▶ [Task instructions]: Everything from the first line down to the line containing "0.35, 0.35, 0.7];" is to be retyped exactly, both ends included, with pictures left out.

......

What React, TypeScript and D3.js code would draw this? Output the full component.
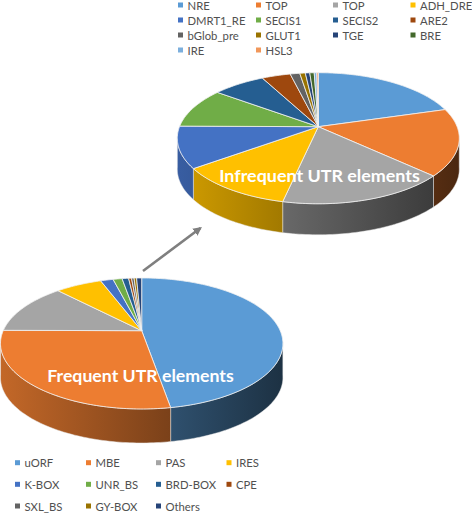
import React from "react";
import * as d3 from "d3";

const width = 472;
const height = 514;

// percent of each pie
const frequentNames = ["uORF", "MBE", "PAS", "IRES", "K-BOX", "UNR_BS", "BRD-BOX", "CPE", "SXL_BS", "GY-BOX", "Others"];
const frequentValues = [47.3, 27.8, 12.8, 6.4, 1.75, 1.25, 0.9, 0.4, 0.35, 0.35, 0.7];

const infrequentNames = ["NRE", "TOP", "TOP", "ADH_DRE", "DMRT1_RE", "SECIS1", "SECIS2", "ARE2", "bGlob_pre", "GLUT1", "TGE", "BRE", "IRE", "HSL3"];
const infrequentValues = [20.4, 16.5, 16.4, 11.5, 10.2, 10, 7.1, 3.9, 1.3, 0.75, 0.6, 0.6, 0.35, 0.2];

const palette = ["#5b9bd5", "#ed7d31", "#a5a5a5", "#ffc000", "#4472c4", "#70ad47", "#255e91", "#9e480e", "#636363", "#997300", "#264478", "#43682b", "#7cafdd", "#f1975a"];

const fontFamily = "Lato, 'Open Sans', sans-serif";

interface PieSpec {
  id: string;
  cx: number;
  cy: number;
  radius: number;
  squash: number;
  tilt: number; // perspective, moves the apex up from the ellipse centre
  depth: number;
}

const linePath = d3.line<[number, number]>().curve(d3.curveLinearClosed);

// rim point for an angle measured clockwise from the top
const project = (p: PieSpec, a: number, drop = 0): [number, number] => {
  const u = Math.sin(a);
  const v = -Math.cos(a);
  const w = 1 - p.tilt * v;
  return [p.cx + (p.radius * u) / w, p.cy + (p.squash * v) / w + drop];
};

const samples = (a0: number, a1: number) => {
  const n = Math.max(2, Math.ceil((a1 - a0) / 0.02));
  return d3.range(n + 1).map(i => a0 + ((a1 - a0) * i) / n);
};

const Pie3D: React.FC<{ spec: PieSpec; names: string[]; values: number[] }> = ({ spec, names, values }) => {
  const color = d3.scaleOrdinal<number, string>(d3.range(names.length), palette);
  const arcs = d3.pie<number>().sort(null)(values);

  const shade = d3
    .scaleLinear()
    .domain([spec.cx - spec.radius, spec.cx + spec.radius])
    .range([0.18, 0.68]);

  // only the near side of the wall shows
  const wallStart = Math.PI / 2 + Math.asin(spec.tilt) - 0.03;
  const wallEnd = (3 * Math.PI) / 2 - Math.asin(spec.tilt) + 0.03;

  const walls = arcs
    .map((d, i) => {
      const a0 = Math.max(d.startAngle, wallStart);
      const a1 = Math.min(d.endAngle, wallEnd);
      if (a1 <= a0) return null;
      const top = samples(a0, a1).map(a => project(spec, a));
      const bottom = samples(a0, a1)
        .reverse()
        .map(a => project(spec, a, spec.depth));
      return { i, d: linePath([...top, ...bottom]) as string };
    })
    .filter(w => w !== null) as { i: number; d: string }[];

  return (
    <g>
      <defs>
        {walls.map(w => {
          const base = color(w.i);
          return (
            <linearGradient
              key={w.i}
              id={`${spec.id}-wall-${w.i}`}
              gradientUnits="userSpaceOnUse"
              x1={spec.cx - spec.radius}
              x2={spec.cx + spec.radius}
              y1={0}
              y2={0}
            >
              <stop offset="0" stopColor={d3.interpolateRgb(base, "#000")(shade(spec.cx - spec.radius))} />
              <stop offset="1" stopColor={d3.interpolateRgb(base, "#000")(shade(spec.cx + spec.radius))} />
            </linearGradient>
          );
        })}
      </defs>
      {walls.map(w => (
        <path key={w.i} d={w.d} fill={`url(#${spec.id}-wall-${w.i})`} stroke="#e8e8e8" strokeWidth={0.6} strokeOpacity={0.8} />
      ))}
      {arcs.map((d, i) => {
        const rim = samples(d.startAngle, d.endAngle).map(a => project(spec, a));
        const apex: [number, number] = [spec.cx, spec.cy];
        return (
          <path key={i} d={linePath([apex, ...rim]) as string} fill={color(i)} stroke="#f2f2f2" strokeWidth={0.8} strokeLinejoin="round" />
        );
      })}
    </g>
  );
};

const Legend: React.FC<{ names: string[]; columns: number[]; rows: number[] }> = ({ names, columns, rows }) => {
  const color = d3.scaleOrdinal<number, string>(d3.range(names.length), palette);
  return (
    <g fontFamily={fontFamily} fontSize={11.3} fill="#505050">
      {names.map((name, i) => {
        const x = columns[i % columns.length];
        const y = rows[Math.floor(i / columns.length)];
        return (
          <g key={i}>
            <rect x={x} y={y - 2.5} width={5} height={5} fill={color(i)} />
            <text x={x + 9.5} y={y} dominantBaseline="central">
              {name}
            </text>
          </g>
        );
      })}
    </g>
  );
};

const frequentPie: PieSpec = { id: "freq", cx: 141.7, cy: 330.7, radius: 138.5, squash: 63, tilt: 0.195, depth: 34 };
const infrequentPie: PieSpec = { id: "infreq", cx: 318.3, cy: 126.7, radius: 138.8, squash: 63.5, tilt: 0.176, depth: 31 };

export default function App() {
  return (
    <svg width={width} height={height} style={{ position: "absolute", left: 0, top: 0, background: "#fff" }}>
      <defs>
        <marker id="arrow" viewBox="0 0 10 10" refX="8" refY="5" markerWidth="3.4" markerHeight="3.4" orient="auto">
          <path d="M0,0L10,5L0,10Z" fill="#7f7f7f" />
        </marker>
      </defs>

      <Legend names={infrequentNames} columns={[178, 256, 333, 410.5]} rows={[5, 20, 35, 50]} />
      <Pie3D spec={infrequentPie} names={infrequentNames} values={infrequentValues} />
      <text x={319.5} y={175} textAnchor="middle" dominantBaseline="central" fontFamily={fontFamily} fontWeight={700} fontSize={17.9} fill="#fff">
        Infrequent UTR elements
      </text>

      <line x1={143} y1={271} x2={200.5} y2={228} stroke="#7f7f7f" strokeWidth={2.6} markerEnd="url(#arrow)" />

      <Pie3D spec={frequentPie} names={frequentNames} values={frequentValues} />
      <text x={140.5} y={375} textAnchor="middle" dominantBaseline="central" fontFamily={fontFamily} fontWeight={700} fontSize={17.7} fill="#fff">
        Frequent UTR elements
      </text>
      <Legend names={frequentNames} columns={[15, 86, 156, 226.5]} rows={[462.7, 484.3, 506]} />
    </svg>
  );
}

......

▶ [Reply]:
What React, TypeScript and D3.js code would draw this? Output the full component.
import React from "react";
import * as d3 from "d3";

const width = 472;
const height = 514;

// percent of each pie
const frequentNames = ["uORF", "MBE", "PAS", "IRES", "K-BOX", "UNR_BS", "BRD-BOX", "CPE", "SXL_BS", "GY-BOX", "Others"];
const frequentValues = [47.3, 27.8, 12.8, 6.4, 1.75, 1.25, 0.9, 0.4, 0.35, 0.35, 0.7];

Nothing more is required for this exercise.